Even though investigators have determined the ship most likely sank because of illegal modifications and overloading, Lee says the families are still looking for the truth.
Lee says the families want a safer country, so that something like this will never happen again and parents won’t have to suffer like they have.
The families had supported a bill in the National Assembly that would open a new investigation into the disaster.
After five months of political deadlock, lawmakers this week finally passed that measure. But that has not gone over well on the streets.
Jang Seong-hwe is an activist who has worked with the accident victims’ families.
He is unhappy with the agreement because it does not allow the families to be a part of the process of selecting a new prosecutor to lead the investigation.
Jang says the families and their supporters will not give up their protest.
But they are not the only ones demonstrating on the streets.
For the past month, protests against the Sewol families have been staged nearby. Activists call on the parents to give back donated money and some burned a flag embroidered with a yellow ribbon, a symbol of the Sewol victims.
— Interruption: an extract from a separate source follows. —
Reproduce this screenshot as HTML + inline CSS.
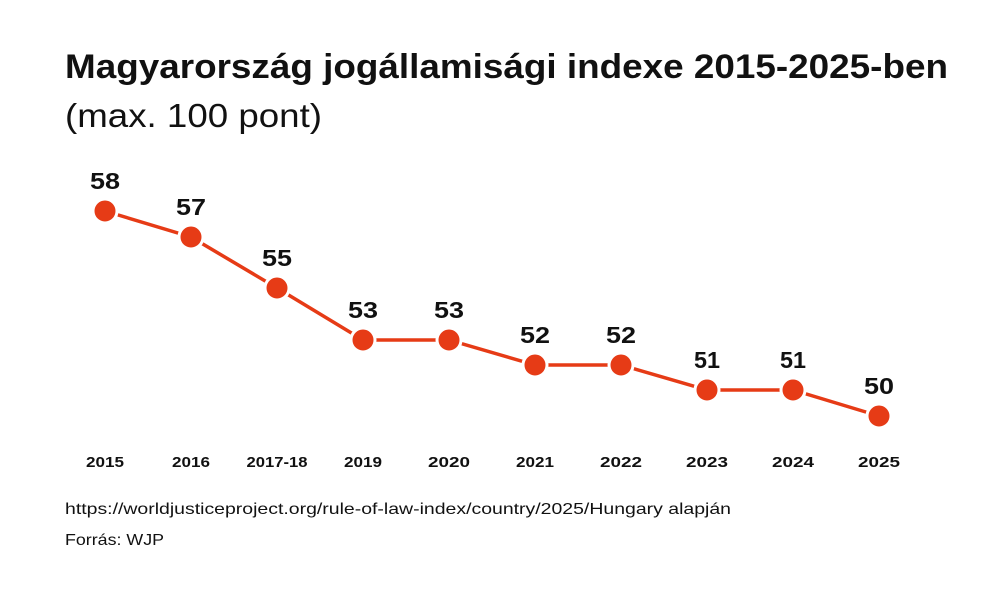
<!DOCTYPE html>
<html><head><meta charset="utf-8"><style>
body{margin:0;background:#fff;}
svg{display:block;font-family:"Liberation Sans",sans-serif;}
</style></head><body>
<svg width="1004" height="593" viewBox="0 0 1004 593" xmlns="http://www.w3.org/2000/svg">
<rect width="1004" height="593" fill="#fff"/>
<text x="65" y="78" font-size="34" font-weight="bold" fill="#111" textLength="883" lengthAdjust="spacingAndGlyphs">Magyarország jogállamisági indexe 2015-2025-ben</text>
<text x="65" y="127" font-size="33" fill="#111" textLength="257" lengthAdjust="spacingAndGlyphs">(max. 100 pont)</text>
<polyline fill="none" stroke="#e63b16" stroke-width="3.5" points="105,211 191,237 277,288 363,340 449,340 535,365 621,365 707,390 793,390 879,416"/>
<g fill="#e63b16" stroke="#fff" stroke-width="3">
<circle cx="105" cy="211" r="12"/><circle cx="191" cy="237" r="12"/><circle cx="277" cy="288" r="12"/><circle cx="363" cy="340" r="12"/><circle cx="449" cy="340" r="12"/><circle cx="535" cy="365" r="12"/><circle cx="621" cy="365" r="12"/><circle cx="707" cy="390" r="12"/><circle cx="793" cy="390" r="12"/><circle cx="879" cy="416" r="12"/>
</g>
<g font-size="23" font-weight="bold" fill="#111" text-anchor="middle">
<text x="105" y="189" textLength="30" lengthAdjust="spacingAndGlyphs">58</text><text x="191" y="215" textLength="30" lengthAdjust="spacingAndGlyphs">57</text><text x="277" y="266" textLength="30" lengthAdjust="spacingAndGlyphs">55</text><text x="363" y="318" textLength="30" lengthAdjust="spacingAndGlyphs">53</text><text x="449" y="318" textLength="30" lengthAdjust="spacingAndGlyphs">53</text><text x="535" y="343" textLength="30" lengthAdjust="spacingAndGlyphs">52</text><text x="621" y="343" textLength="30" lengthAdjust="spacingAndGlyphs">52</text><text x="707" y="368" textLength="26" lengthAdjust="spacingAndGlyphs">51</text><text x="793" y="368" textLength="26" lengthAdjust="spacingAndGlyphs">51</text><text x="879" y="394" textLength="30" lengthAdjust="spacingAndGlyphs">50</text>
</g>
<g font-size="15" font-weight="bold" fill="#111" text-anchor="middle">
<text x="105" y="467" textLength="38" lengthAdjust="spacingAndGlyphs">2015</text><text x="191" y="467" textLength="38" lengthAdjust="spacingAndGlyphs">2016</text><text x="277" y="467" textLength="61" lengthAdjust="spacingAndGlyphs">2017-18</text><text x="363" y="467" textLength="38" lengthAdjust="spacingAndGlyphs">2019</text><text x="449" y="467" textLength="42" lengthAdjust="spacingAndGlyphs">2020</text><text x="535" y="467" textLength="38" lengthAdjust="spacingAndGlyphs">2021</text><text x="621" y="467" textLength="42" lengthAdjust="spacingAndGlyphs">2022</text><text x="707" y="467" textLength="42" lengthAdjust="spacingAndGlyphs">2023</text><text x="793" y="467" textLength="42" lengthAdjust="spacingAndGlyphs">2024</text><text x="879" y="467" textLength="42" lengthAdjust="spacingAndGlyphs">2025</text>
</g>
<text x="65" y="514" font-size="16" fill="#111" textLength="666" lengthAdjust="spacingAndGlyphs">https://worldjusticeproject.org/rule-of-law-index/country/2025/Hungary alapján</text>
<text x="65" y="545" font-size="16" fill="#111" textLength="99" lengthAdjust="spacingAndGlyphs">Forrás: WJP</text>
</svg>
</body></html>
Byun Hee-jae, a conservative pundit, was amongst the demonstrators. He says at first everyone felt sympathy for these parents, but now they are asking too much.
We have already had an investigation, he says. It blamed the ferry company and the coast guard. There is nothing more to discuss about it.
Following the passage of the law authorizing a new investigation, Byun tweeted that the fight is not over.
Opinion divided on investigation
Recent surveys in South Korea suggest that public opinion is also divided over opening a new investigation into the accident.
Some observers say that after nearly six months, South Koreans might be feeling Sewol fatigue.
Author Michael Breen says sympathy for these parents and their cause might have been lost because the disaster has become too politicized. “The families of the victims wanted an investigation to thoroughly get to the bottom of this. And the government and the establishment have resisted that. The real reason is that they don’t want the opposition to run all over this, they don’t want it to be an opposition run investigation. That’s the impasse that has kept this thing alive,” he says.
Grieving father Lee Jeong-chul is upset about the opposition he and the Seowl families have encountered. And he adds he is not happy with the lawmakers either.
Lee says the ruling and opposition parties should stop searching for political advantages in this situation. He says the ferry accident should not have turned into a political fight.
For their part, South Korean lawmakers say they will decide later if the Sewol victims’ families can be a part of the new investigation.